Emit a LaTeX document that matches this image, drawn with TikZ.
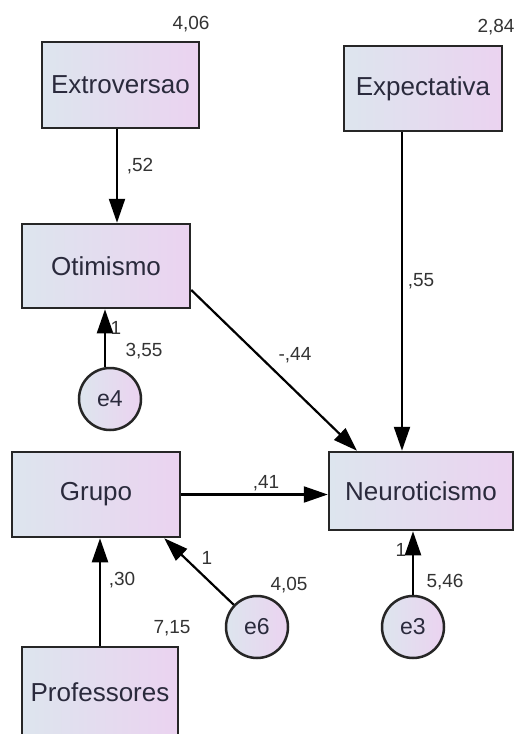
\documentclass[tikz,border=0pt]{standalone}
\usepackage{fontspec}
\setmainfont{Liberation Sans}
\usetikzlibrary{arrows.meta,positioning}

\definecolor{boxleft}{HTML}{DDE5EE}
\definecolor{boxright}{HTML}{EBD3F0}
\definecolor{ink}{HTML}{2A2A3C}

\begin{document}
\begin{tikzpicture}[
    x=0.5pt, y=-0.5pt,
    varbox/.style={draw=black!85, line width=1.25pt, left color=boxleft, right color=boxright, inner sep=0pt, text=ink, font=\fontsize{13}{15}\selectfont},
    errnode/.style={circle, draw=black!85, line width=1.25pt, left color=boxleft, right color=boxright, minimum size=31pt, inner sep=0pt, text=ink, font=\fontsize{11.5}{13}\selectfont},
    coef/.style={text=black!80, inner sep=0pt, font=\fontsize{9.5}{11}\selectfont},
    arrow/.style={-{Triangle[length=12pt, width=8pt]}, line width=1.1pt}
  ]
  \useasboundingbox (0,0) rectangle (520,734);
  % observed variables
  \node[varbox, minimum width=78.5pt, minimum height=43pt] (extro) at (120.5,85) {Extroversao};
  \node[varbox, minimum width=79pt, minimum height=42.5pt] (expec) at (423,88.5) {Expectativa};
  \node[varbox, minimum width=84pt, minimum height=42pt] (otim) at (106,266) {Otimismo};
  \node[varbox, minimum width=92pt, minimum height=39pt] (neuro) at (421,491) {Neuroticismo};
  \node[varbox, minimum width=84pt, minimum height=42.5pt] (grupo) at (96,494.5) {Grupo};
  \node[varbox, minimum width=78pt, minimum height=45pt] (prof) at (100,692) {Professores};
  % error terms
  \node[errnode] (e4) at (110,399) {e4};
  \node[errnode] (e6) at (257,627) {e6};
  \node[errnode] (e3) at (413,627) {e3};
  % paths
  \draw[arrow] ([xshift=-1.75pt]extro.south) -- ([xshift=-1.75pt]extro.south |- otim.north);
  \draw[arrow] ([xshift=-10.5pt]expec.south) -- ([xshift=-10.5pt]expec.south |- neuro.north);
  \draw[arrow] ([yshift=-12pt]otim.east) -- ([xshift=-32pt]neuro.north);
  \draw[arrow] (grupo.east) -- (grupo.east -| neuro.west);
  \draw[arrow] (prof.north) -- (prof.north |- grupo.south);
  \draw[arrow] ([xshift=-2.5pt]e4.north) -- ([xshift=-2.5pt]e4.north |- otim.south);
  \draw[arrow] (e6) -- ([xshift=-8.5pt]grupo.south east);
  \draw[arrow] (e3.north) -- (e3.north |- neuro.south);
  % estimates
  \node[coef] (vextro) at (191,24) {4,06};
  \node[coef] (vexpec) at (496,27) {2,84};
  \node[coef] (c52) at (140,166) {,52};
  \node[coef] (c55) at (421,281) {,55};
  \node[coef] (c44) at (295,355) {-,44};
  \node[coef] (one4) at (116,328) {1};
  \node[coef] (ve4) at (144,351) {3,55};
  \node[coef] (c41) at (266,483) {,41};
  \node[coef] (one6) at (207,558) {1};
  \node[coef] (c30) at (122,580) {,30};
  \node[coef] (ve6) at (289,585) {4,05};
  \node[coef] (vprof) at (172,628) {7,15};
  \node[coef] (one3) at (401,550) {1};
  \node[coef] (ve3) at (445,582) {5,46};
\end{tikzpicture}
\end{document}
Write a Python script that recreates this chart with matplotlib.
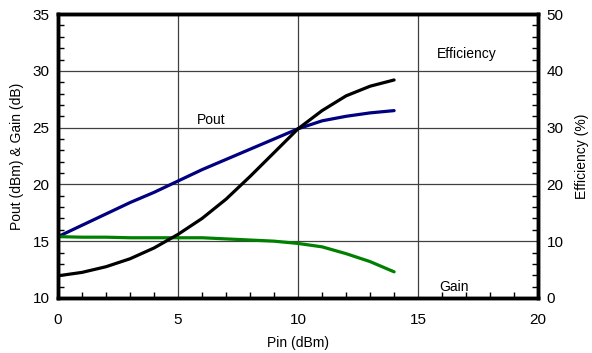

- Your instructions: Print all the records again exactly; do not include any picture.

- Answer for this exercise:
Emit a LaTeX document that matches this image, drawn with TikZ.
\documentclass[tikz,border=0pt]{standalone}
\usepackage{fontspec}
\setmainfont{Liberation Sans}
\usetikzlibrary{arrows.meta,positioning}

\definecolor{boxleft}{HTML}{DDE5EE}
\definecolor{boxright}{HTML}{EBD3F0}
\definecolor{ink}{HTML}{2A2A3C}

\begin{document}
\begin{tikzpicture}[
    x=0.5pt, y=-0.5pt,
    varbox/.style={draw=black!85, line width=1.25pt, left color=boxleft, right color=boxright, inner sep=0pt, text=ink, font=\fontsize{13}{15}\selectfont},
    errnode/.style={circle, draw=black!85, line width=1.25pt, left color=boxleft, right color=boxright, minimum size=31pt, inner sep=0pt, text=ink, font=\fontsize{11.5}{13}\selectfont},
    coef/.style={text=black!80, inner sep=0pt, font=\fontsize{9.5}{11}\selectfont},
    arrow/.style={-{Triangle[length=12pt, width=8pt]}, line width=1.1pt}
  ]
  \useasboundingbox (0,0) rectangle (520,734);
  % observed variables
  \node[varbox, minimum width=78.5pt, minimum height=43pt] (extro) at (120.5,85) {Extroversao};
  \node[varbox, minimum width=79pt, minimum height=42.5pt] (expec) at (423,88.5) {Expectativa};
  \node[varbox, minimum width=84pt, minimum height=42pt] (otim) at (106,266) {Otimismo};
  \node[varbox, minimum width=92pt, minimum height=39pt] (neuro) at (421,491) {Neuroticismo};
  \node[varbox, minimum width=84pt, minimum height=42.5pt] (grupo) at (96,494.5) {Grupo};
  \node[varbox, minimum width=78pt, minimum height=45pt] (prof) at (100,692) {Professores};
  % error terms
  \node[errnode] (e4) at (110,399) {e4};
  \node[errnode] (e6) at (257,627) {e6};
  \node[errnode] (e3) at (413,627) {e3};
  % paths
  \draw[arrow] ([xshift=-1.75pt]extro.south) -- ([xshift=-1.75pt]extro.south |- otim.north);
  \draw[arrow] ([xshift=-10.5pt]expec.south) -- ([xshift=-10.5pt]expec.south |- neuro.north);
  \draw[arrow] ([yshift=-12pt]otim.east) -- ([xshift=-32pt]neuro.north);
  \draw[arrow] (grupo.east) -- (grupo.east -| neuro.west);
  \draw[arrow] (prof.north) -- (prof.north |- grupo.south);
  \draw[arrow] ([xshift=-2.5pt]e4.north) -- ([xshift=-2.5pt]e4.north |- otim.south);
  \draw[arrow] (e6) -- ([xshift=-8.5pt]grupo.south east);
  \draw[arrow] (e3.north) -- (e3.north |- neuro.south);
  % estimates
  \node[coef] (vextro) at (191,24) {4,06};
  \node[coef] (vexpec) at (496,27) {2,84};
  \node[coef] (c52) at (140,166) {,52};
  \node[coef] (c55) at (421,281) {,55};
  \node[coef] (c44) at (295,355) {-,44};
  \node[coef] (one4) at (116,328) {1};
  \node[coef] (ve4) at (144,351) {3,55};
  \node[coef] (c41) at (266,483) {,41};
  \node[coef] (one6) at (207,558) {1};
  \node[coef] (c30) at (122,580) {,30};
  \node[coef] (ve6) at (289,585) {4,05};
  \node[coef] (vprof) at (172,628) {7,15};
  \node[coef] (one3) at (401,550) {1};
  \node[coef] (ve3) at (445,582) {5,46};
\end{tikzpicture}
\end{document}
Write a Python script that recreates this chart with matplotlib.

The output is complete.